La Cassazione conferma la legittimità del licenziamento per molestie sessuali sul posto di lavoro

Con un’importante ordinanza emessa il 10 marzo 2025, la Corte Suprema di Cassazione ha stabilito in modo inequivocabile che il licenziamento rappresenta una sanzione pienamente giustificata quando un lavoratore ponga in essere comportamenti molesti a sfondo sessuale nei confronti di una collega, violandone la dignità personale e professionale. La sentenza, che conferma una precedente decisione della Corte d’Appello di Bologna, riguarda un caso emblematico nel settore dei trasporti, dove un dipendente era stato destituito per aver rivolto ripetutamente frasi inappropriate a una collega in presenza di altri lavoratori.

Il principio affermato dalla Suprema Corte è particolarmente significativo perché chiarisce come le molestie sessuali sul lavoro possano configurarsi come forma di discriminazione anche quando non sia dimostrabile una precisa intenzione offensiva da parte dell’autore. Ciò che rileva, secondo i giudici, è principalmente l’oggettiva natura della condotta e la percezione soggettiva della vittima, la cui dignità risulta violata indipendentemente dalle reali intenzioni di chi ha tenuto il comportamento molesto.

Nel caso specifico, la condanna del lavoratore è stata ritenuta pienamente conforme all’articolo 45 del Regio Decreto n. 148 del 1931, che disciplina i licenziamenti per giusta causa. I giudici hanno sottolineato come le frasi pronunciate dal dipendente, oltre a essere chiaramente indesiderate dalla collega, fossero state espresse in un contesto lavorativo e in presenza di testimoni, aggravando così la portata della violazione. La natura non episodica della condotta ha rappresentato un ulteriore elemento a sostegno della decisione di licenziamento.

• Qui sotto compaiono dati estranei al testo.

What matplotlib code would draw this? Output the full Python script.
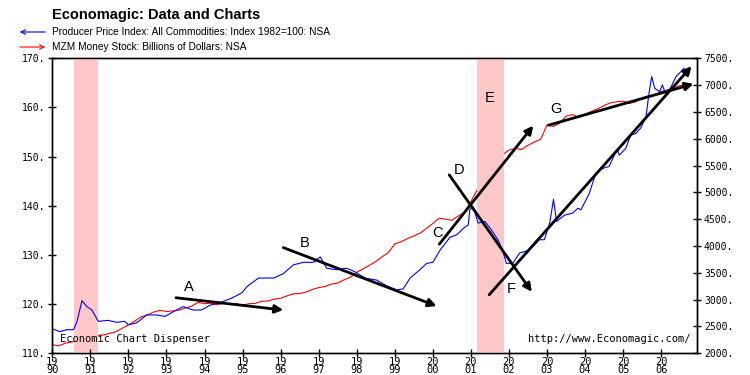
import numpy as np
import matplotlib
matplotlib.use('Agg')
import matplotlib.pyplot as plt

# Producer Price Index, all commodities (left axis)
ppi_year = [1990.03, 1990.2, 1990.38, 1990.56, 1990.65, 1990.78, 1990.91, 1991.04, 1991.21,
            1991.47, 1991.69, 1991.9, 1992.0, 1992.22, 1992.48, 1992.74, 1992.96, 1993.26,
            1993.44, 1993.7, 1993.92, 1994.15, 1994.41, 1994.71, 1994.98, 1995.12, 1995.42,
            1995.82, 1996.07, 1996.34, 1996.6, 1996.86, 1997.04, 1997.21, 1997.47, 1997.73,
            1997.95, 1998.21, 1998.52, 1998.79, 1999.05, 1999.22, 1999.4, 1999.66, 1999.84,
            2000.0, 2000.19, 2000.45, 2000.63, 2000.8, 2000.93, 2000.97, 2001.06, 2001.19,
            2001.37, 2001.54, 2001.71, 2001.84, 2001.93, 2002.1, 2002.28, 2002.54, 2002.8,
            2002.93, 2003.07, 2003.17, 2003.25, 2003.46, 2003.67, 2003.81, 2003.89, 2004.11,
            2004.28, 2004.46, 2004.63, 2004.77, 2004.85, 2004.9, 2005.07, 2005.2, 2005.33,
            2005.46, 2005.6, 2005.68, 2005.75, 2005.83, 2005.96, 2006.03, 2006.13, 2006.26,
            2006.39, 2006.52, 2006.6]
ppi = [114.9, 114.4, 114.8, 114.8, 116.5, 120.7, 119.5, 118.8, 116.5,
       116.7, 116.3, 116.5, 115.8, 116.2, 117.8, 117.8, 117.5, 118.8,
       119.5, 118.8, 118.8, 119.8, 120.3, 121.2, 122.3, 123.6, 125.3,
       125.3, 126.2, 128.0, 128.5, 128.5, 129.6, 127.3, 127.0, 127.3,
       126.6, 125.3, 124.9, 123.7, 122.9, 123.1, 125.3, 127.0, 128.3,
       128.5, 131.0, 133.6, 134.1, 135.4, 136.1, 139.2, 139.8, 136.5,
       136.8, 135.1, 133.1, 130.7, 128.3, 128.3, 130.4, 131.0, 133.1,
       133.1, 136.5, 141.3, 136.8, 138.1, 138.5, 139.5, 139.2, 142.5,
       146.6, 147.6, 148.0, 150.3, 151.4, 150.3, 151.7, 154.4, 154.7,
       155.8, 158.1, 162.9, 166.3, 163.9, 163.2, 164.6, 162.5, 164.2,
       166.3, 167.3, 168.0]

# MZM money stock, billions of dollars (right axis), every two months from 1990
mzm = [2160, 2140, 2185, 2210, 2230, 2270, 2285, 2325, 2340, 2370, 2400, 2465,
       2530, 2600, 2680, 2715, 2770, 2800, 2780, 2790, 2805, 2845, 2880, 2950,
       2925, 2935, 2905, 2935, 2915, 2925, 2895, 2925, 2930, 2970, 2975, 3010,
       3025, 3070, 3110, 3115, 3140, 3190, 3225, 3245, 3290, 3310, 3370, 3420,
       3510, 3575, 3640, 3710, 3800, 3880, 4040, 4080, 4140, 4190, 4240, 4330,
       4420, 4520, 4500, 4480, 4560, 4630, 4830, 5050, 5180, 5270, 5480, 5700,
       5790, 5820, 5800, 5880, 5940, 5990, 6260, 6230, 6290, 6420, 6450, 6400,
       6460, 6510, 6560, 6620, 6670, 6690, 6700, 6660, 6690, 6760, 6800, 6820,
       6880, 6910, 6960, 6990, 7010]
mzm_year = 1990 + np.arange(len(mzm)) / 6.0

recessions = [(1990.58, 1991.2), (2001.15, 2001.86)]

# trend arrows (start year, start ppi, end year, end ppi)
arrows = [(1993.25, 121.3, 1996.07, 118.8),
          (1996.07, 131.5, 2000.10, 119.6),
          (2000.17, 132.2, 2002.64, 156.3),
          (2000.43, 146.3, 2002.60, 122.5),
          (2001.48, 121.9, 2006.80, 168.4),
          (2003.04, 156.4, 2006.85, 164.8)]
labels = [('A', 1993.60, 123.5), ('B', 1996.64, 132.4), ('C', 2000.12, 134.5),
          ('D', 2000.70, 147.3), ('E', 2001.48, 161.9), ('F', 2002.05, 123.0),
          ('G', 2003.24, 159.6)]

years = np.arange(1990, 2007)

fig = plt.figure(figsize=(7.5, 3.75), dpi=100)
ax = fig.add_axes([0.0697, 0.0579, 0.8596, 0.7866])
ax2 = ax.twinx()

for a, b in recessions:
    ax.axvspan(a, b, color='#ffc8c8', lw=0, zorder=0)

ax2.plot(mzm_year, mzm, color='#ff0000', lw=0.8, zorder=2)
ax.plot(ppi_year, ppi, color='#0000ff', lw=0.8, zorder=3)
ax.set_zorder(ax2.get_zorder() + 1)
ax.patch.set_visible(False)

for x0, y0, x1, y1 in arrows:
    ax.annotate('', xy=(x1, y1), xytext=(x0, y0),
                arrowprops=dict(arrowstyle='-|>', lw=2, color='black',
                                mutation_scale=12, shrinkA=0, shrinkB=0))
for t, x, y in labels:
    ax.text(x, y, t, fontsize=10.5, ha='center', va='center', color='black',
            family='Liberation Sans')

ax.set_xlim(1990, 2006.94)
ax.set_ylim(110, 170)
ax2.set_ylim(2000, 7500)
ax.set_xticks(years)
ax.set_xticklabels(['%s\n%s' % (str(y)[:2], str(y)[2:]) for y in years])
ax.set_yticks(np.arange(110, 171, 10))
ax.set_yticklabels(['%d.' % v for v in range(110, 171, 10)])
ax2.set_yticks(np.arange(2000, 7501, 500))
ax2.set_yticklabels(['%d.' % v for v in range(2000, 7501, 500)])

mono = 'DejaVu Sans Mono'
for a in (ax, ax2):
    a.tick_params(direction='inout', length=6, width=1, labelsize=7, pad=2)
    for lab in a.get_yticklabels():
        lab.set_family(mono)
    for s in a.spines.values():
        s.set_linewidth(1)
ax.tick_params(axis='x', labelsize=7.5, pad=0)
for lab in ax.get_xticklabels():
    lab.set_family(mono)
    lab.set_linespacing(0.72)

ax.text(0.012, 0.03, 'Economic Chart Dispenser', transform=ax.transAxes,
        family=mono, fontsize=7.5, ha='left', va='bottom')
ax.text(0.99, 0.03, 'http://www.Economagic.com/', transform=ax.transAxes,
        family=mono, fontsize=7.5, ha='right', va='bottom')

fig.text(52 / 750, 1 - 15 / 375, 'Economagic: Data and Charts', fontsize=10.5,
         fontweight='bold', family='Liberation Sans', ha='left', va='center')
fig.text(52 / 750, 1 - 32 / 375, 'Producer Price Index: All Commodities: Index 1982=100: NSA',
         fontsize=7.3, family='Liberation Sans', ha='left', va='center')
fig.text(52 / 750, 1 - 47 / 375, 'MZM Money Stock: Billions of Dollars: NSA',
         fontsize=7.3, family='Liberation Sans', ha='left', va='center')
fig.patches.append(matplotlib.patches.FancyArrowPatch(
    (48 / 750, 1 - 32 / 375), (17 / 750, 1 - 32 / 375), transform=fig.transFigure,
    arrowstyle='->', color='#0000ff', lw=0.8, mutation_scale=8))
fig.patches.append(matplotlib.patches.FancyArrowPatch(
    (17 / 750, 1 - 47 / 375), (48 / 750, 1 - 47 / 375), transform=fig.transFigure,
    arrowstyle='->', color='#ff0000', lw=0.8, mutation_scale=8))

fig.savefig('out.png', dpi=100)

Questa pronuncia giurisprudenziale assume particolare rilievo nel panorama del diritto del lavoro italiano, rafforzando il quadro di tutela contro le discriminazioni di genere e ribadendo l’obbligo per le aziende di garantire ambienti lavorativi rispettosi della dignità di tutti i dipendenti. Le imprese sono chiamate a intervenire con tempestività di fronte a episodi di molestia, attivando tutte le necessarie misure disciplinari, mentre i lavoratori devono essere consapevoli che comportamenti inappropriati, anche se apparentemente “leggeri” o non intenzionalmente offensivi, possono comportare conseguenze gravi fino alla perdita del posto di lavoro.

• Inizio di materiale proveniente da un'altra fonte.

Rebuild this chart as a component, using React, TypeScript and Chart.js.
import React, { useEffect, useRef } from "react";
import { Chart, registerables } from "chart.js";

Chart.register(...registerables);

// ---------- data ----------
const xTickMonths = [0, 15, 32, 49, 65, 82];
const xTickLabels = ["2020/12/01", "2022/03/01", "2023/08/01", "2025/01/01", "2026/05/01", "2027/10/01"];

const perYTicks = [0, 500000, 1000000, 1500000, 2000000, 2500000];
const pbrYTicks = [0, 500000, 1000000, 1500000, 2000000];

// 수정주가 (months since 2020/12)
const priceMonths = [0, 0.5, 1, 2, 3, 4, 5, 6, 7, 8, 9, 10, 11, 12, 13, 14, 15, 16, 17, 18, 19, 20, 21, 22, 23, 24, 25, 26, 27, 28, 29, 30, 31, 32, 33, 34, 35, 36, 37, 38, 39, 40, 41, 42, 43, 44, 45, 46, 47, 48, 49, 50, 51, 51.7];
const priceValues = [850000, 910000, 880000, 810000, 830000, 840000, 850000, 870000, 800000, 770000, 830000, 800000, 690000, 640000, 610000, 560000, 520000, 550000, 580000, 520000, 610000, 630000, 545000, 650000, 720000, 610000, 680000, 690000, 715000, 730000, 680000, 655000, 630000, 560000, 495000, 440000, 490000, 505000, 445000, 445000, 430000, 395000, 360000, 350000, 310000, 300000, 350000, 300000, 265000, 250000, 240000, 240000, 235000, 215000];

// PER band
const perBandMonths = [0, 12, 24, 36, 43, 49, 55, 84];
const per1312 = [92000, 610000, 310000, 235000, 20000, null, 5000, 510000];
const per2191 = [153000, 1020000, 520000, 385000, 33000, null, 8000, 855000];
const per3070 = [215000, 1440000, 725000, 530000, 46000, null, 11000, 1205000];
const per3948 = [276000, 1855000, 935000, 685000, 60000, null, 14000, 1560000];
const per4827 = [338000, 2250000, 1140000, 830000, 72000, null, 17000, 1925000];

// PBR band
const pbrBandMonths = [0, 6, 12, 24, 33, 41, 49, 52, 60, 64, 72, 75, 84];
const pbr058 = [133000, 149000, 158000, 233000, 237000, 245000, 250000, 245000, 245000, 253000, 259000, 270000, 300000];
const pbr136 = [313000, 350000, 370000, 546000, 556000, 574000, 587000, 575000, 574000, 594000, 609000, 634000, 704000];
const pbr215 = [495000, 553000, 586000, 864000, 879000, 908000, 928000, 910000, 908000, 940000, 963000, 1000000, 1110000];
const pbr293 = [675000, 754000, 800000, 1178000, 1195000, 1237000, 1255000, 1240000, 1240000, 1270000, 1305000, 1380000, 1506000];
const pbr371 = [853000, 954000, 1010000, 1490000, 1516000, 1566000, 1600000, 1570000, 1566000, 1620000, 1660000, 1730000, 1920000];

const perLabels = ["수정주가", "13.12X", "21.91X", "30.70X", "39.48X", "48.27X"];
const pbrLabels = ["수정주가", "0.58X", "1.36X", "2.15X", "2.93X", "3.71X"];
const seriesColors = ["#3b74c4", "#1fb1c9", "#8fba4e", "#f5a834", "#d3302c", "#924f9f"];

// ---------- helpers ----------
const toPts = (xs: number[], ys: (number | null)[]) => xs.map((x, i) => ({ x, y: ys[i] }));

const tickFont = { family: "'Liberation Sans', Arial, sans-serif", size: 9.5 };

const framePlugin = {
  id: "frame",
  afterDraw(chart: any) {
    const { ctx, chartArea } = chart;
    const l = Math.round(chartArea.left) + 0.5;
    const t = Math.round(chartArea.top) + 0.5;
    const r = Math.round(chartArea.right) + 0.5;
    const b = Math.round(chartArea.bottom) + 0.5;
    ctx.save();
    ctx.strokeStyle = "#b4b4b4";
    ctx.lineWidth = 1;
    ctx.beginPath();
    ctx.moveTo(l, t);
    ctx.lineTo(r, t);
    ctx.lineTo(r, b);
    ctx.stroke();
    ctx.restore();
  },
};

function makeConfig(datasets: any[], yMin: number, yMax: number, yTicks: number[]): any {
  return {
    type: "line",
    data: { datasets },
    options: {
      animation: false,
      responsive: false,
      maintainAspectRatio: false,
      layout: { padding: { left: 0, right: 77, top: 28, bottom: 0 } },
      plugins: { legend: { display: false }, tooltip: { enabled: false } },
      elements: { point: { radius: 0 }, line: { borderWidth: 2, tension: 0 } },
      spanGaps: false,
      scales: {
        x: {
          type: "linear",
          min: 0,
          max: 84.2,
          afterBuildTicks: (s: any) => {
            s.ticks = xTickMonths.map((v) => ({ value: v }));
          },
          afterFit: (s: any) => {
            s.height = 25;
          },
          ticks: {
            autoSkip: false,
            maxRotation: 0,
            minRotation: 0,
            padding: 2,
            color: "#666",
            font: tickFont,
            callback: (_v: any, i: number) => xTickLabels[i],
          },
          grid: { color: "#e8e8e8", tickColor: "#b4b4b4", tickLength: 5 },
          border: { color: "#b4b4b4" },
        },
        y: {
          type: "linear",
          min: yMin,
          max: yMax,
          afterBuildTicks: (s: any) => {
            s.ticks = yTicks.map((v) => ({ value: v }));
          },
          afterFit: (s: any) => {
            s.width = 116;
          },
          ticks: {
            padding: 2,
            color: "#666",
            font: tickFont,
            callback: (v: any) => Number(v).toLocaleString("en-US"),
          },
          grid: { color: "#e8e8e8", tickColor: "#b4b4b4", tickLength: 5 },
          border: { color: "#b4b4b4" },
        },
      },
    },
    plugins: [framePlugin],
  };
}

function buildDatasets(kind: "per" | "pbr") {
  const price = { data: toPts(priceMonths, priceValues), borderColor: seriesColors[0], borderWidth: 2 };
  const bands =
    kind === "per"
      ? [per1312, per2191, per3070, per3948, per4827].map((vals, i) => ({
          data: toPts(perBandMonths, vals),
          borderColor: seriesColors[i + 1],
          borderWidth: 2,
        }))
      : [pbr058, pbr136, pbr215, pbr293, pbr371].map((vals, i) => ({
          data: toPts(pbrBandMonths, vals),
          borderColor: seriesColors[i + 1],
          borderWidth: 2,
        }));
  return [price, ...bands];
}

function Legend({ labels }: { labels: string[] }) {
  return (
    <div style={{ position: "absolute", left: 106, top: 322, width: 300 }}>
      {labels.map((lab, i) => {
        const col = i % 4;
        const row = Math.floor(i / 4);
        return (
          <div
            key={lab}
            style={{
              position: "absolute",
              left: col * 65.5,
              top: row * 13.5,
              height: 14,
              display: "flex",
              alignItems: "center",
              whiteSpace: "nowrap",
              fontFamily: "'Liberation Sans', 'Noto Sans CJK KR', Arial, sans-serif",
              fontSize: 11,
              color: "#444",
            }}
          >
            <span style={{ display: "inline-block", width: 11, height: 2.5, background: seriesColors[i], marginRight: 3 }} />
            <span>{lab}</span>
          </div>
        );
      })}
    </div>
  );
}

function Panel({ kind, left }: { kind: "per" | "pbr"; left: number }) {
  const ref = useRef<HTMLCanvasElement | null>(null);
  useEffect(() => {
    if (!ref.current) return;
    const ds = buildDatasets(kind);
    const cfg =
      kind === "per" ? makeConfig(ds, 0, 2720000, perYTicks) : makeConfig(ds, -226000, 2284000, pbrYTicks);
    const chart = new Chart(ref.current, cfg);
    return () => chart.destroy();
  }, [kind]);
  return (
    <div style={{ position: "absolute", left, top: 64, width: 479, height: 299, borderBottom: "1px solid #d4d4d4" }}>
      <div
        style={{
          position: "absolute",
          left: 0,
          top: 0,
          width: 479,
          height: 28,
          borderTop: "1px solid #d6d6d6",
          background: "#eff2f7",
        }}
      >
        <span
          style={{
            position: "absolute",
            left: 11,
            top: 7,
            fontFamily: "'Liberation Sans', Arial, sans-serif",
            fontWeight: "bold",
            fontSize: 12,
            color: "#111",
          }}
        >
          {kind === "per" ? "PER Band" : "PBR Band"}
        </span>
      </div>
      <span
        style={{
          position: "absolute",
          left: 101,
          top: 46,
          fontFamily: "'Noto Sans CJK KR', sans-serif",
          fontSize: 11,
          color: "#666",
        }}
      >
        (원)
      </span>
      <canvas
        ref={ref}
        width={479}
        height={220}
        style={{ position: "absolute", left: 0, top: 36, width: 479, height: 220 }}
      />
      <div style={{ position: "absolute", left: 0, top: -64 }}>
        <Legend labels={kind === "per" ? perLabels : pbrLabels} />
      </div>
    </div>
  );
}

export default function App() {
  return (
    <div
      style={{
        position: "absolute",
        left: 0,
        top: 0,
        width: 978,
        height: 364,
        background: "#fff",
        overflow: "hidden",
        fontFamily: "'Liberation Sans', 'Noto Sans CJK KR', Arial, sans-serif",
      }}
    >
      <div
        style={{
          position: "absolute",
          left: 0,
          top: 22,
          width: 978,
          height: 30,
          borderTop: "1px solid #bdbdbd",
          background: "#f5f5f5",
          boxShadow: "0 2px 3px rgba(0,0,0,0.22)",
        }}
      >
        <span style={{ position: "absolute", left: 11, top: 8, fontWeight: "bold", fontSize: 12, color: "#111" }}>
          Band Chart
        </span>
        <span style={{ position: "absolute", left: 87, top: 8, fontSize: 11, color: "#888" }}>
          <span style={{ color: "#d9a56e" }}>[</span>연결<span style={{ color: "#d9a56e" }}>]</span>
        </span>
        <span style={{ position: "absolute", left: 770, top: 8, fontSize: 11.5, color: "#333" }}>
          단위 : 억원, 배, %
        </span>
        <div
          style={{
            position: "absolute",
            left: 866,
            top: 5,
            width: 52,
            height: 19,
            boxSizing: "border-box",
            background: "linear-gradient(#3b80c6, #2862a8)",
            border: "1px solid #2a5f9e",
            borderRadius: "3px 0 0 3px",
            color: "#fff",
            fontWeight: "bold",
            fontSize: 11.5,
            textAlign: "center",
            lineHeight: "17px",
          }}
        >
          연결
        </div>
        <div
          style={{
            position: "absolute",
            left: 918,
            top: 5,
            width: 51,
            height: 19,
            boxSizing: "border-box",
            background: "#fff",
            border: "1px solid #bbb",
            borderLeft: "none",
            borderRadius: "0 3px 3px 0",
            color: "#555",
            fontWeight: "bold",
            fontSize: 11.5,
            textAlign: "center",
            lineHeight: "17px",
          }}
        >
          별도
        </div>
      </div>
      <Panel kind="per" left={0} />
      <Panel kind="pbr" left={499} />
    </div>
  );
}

La sentenza rappresenta dunque un importante passo avanti nella lotta alle discriminazioni sessuali nei luoghi di lavoro, chiarendo una volta per tutte che il rispetto della dignità personale costituisce un valore non negoziabile che deve essere garantito in ogni contesto professionale. Questo orientamento giurisprudenziale, in linea con i principi costituzionali e con la normativa europea, offre un solido strumento di tutela per le vittime di molestie e al tempo stesso un chiaro monito contro qualsiasi forma di comportamento inappropriato in ambito lavorativo.